Comment la délivrance de visas belges peut-elle faire l'objet d'une « erreur d'appréciation » ? Les critères à remplir pour l'obtention de ceux-ci ne sont-ils pas objectifs ?

Comptez-vous prendre des sanctions à l'encontre du diplomate ? Allez-vous rencontrer votre collègue de la Justice à ce sujet ?

M. Karel De Gucht, vice-premier ministre et ministre des Affaires étrangères. - Monsieur le Président, j'ai été retenu à la Chambre où les mêmes questions m'étaient posées.

Que s'est-il passé à Moscou ? Notre ambassadeur, M. de Crombrugghe, est intervenu pour la délivrance de visas à cinq femmes de nationalité thaïlandaise, à la demande de M. Kerimov. En outre, il s'est rendu au Cap d'Antibes pour passer un week-end aux frais de M. Kerimov, au moyen d'un avion appartenant à ce dernier.

Nous avons été informés de ces éléments, mais au conditionnel et avec fort peu de détails, le 6 janvier 2009. En novembre 2008 déjà, une missive de la Sûreté de l'État comportait un paragraphe à ce sujet. Nous avions alors demandé un complément d'informations que nous avons obtenu le 6 janvier 2009, mais tout cela restait tout de même très vague.

Dès lors, j'ai appelé l'ambassadeur de Crombrugghe à Bruxelles et il fut entendu par le président des Affaires étrangères.

Au cours de cet interrogatoire, il a avoué la matérialité des faits. J'ai dès lors décidé de rappeler l'ambassadeur à Bruxelles. Dans une lettre qu'il m'a adressée, l'ambassadeur souligne avoir agi de sa propre initiative et admet qu'il ne peut plus assumer les responsabilités d'ambassadeur à Moscou. Il est désormais actif dans notre administration centrale, à Bruxelles.

Dès que nous avons eu connaissance du caractère plausible des faits reprochés, nous avons tout de suite réagi et rappelé l'ambassadeur à Bruxelles. Sur le plan administratif, j'estime donc que mon département a fait ce qu'il fallait.

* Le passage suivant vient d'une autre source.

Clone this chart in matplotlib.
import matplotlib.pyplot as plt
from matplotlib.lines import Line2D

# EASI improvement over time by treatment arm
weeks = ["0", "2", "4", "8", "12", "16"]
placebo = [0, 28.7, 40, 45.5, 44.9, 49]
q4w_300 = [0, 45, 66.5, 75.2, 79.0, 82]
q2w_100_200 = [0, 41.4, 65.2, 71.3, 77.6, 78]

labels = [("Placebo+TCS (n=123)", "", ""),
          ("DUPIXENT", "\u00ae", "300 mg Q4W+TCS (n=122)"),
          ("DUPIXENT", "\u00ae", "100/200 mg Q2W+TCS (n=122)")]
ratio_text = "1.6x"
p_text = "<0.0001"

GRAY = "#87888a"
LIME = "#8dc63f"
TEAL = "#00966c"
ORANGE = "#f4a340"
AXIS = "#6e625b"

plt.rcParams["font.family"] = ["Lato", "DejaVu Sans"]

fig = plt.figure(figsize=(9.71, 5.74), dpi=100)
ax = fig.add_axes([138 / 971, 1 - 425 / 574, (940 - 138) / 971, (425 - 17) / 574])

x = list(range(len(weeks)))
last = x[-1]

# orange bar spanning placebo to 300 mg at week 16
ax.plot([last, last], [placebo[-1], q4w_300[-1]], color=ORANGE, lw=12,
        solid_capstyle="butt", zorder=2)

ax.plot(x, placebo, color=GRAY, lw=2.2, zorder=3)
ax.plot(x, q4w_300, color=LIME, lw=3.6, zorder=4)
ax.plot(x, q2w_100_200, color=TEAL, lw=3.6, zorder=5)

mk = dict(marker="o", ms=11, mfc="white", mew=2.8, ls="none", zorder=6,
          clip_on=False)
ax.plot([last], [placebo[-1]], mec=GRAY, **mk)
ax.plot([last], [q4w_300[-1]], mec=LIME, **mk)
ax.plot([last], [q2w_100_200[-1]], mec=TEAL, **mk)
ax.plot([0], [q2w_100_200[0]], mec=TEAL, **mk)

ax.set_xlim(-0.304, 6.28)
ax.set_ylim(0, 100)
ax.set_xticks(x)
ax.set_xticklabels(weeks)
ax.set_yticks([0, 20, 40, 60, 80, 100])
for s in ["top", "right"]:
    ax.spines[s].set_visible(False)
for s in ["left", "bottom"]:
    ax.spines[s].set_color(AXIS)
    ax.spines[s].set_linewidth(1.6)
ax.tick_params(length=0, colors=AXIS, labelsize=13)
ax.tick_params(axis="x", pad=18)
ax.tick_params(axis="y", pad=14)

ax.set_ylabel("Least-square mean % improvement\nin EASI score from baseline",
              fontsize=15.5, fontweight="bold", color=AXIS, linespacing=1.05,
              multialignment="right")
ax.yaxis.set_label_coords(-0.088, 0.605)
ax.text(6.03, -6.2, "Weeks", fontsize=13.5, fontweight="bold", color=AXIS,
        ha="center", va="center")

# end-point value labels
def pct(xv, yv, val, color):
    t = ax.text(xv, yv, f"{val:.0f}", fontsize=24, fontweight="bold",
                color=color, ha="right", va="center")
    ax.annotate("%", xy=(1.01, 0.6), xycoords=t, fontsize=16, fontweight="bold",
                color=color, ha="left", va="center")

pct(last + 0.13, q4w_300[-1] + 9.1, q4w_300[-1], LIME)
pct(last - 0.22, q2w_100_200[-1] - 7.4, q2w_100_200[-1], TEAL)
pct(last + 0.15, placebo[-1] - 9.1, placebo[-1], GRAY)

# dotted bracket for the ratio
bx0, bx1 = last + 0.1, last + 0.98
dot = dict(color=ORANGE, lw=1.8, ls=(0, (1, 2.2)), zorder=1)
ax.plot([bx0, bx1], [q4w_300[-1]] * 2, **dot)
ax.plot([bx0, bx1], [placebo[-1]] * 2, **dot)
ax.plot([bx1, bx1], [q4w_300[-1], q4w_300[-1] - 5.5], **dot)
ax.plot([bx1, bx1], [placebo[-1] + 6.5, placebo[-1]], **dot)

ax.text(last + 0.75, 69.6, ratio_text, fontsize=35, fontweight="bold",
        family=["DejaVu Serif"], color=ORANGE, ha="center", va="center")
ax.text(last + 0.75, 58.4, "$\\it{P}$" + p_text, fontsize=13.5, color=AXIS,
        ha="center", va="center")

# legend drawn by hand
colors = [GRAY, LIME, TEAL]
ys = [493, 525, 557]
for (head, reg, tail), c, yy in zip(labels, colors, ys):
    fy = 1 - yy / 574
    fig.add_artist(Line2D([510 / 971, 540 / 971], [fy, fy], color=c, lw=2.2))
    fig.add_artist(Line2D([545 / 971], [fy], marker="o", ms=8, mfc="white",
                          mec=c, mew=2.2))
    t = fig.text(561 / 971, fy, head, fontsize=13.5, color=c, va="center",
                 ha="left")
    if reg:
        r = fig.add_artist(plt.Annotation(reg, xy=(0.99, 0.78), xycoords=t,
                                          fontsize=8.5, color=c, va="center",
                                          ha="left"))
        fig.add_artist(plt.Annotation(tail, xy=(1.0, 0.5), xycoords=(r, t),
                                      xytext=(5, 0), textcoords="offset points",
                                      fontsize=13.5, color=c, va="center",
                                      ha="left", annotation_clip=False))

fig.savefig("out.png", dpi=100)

Quant à l'aspect juridique de cette affaire, il est moins évident. S'il est question de traite d'êtres humains, la justice belge est compétente. Dans le cas contraire, elle ne peut intervenir. Le ministre de la Justice a été informé de l'affaire le 6 janvier 2009 et il lui appartient donc de prendre les initiatives qu'il juge utiles.

M. Jean-Paul Procureur (cdH). - Cette affaire ne peut être banalisée. Je note que le ministre n'a plus parlé d' « erreur d'appréciation ». Il me semble en effet qu'il s'agit en l'occurrence de bien plus qu'une simple erreur d'appréciation.

Je constate que sur notre territoire, les contacts que nous pouvons avoir avec l'Office des étrangers, par exemple, se caractérisent par une très grande sévérité, laquelle est tout à fait justifiée. Dans le cas qui nous occupe, il faut reconnaître que le comportement de l'ambassadeur n'est nullement acceptable eu égard à sa fonction et nous attendons donc de plus amples informations quant aux suites juridiques de l'affaire.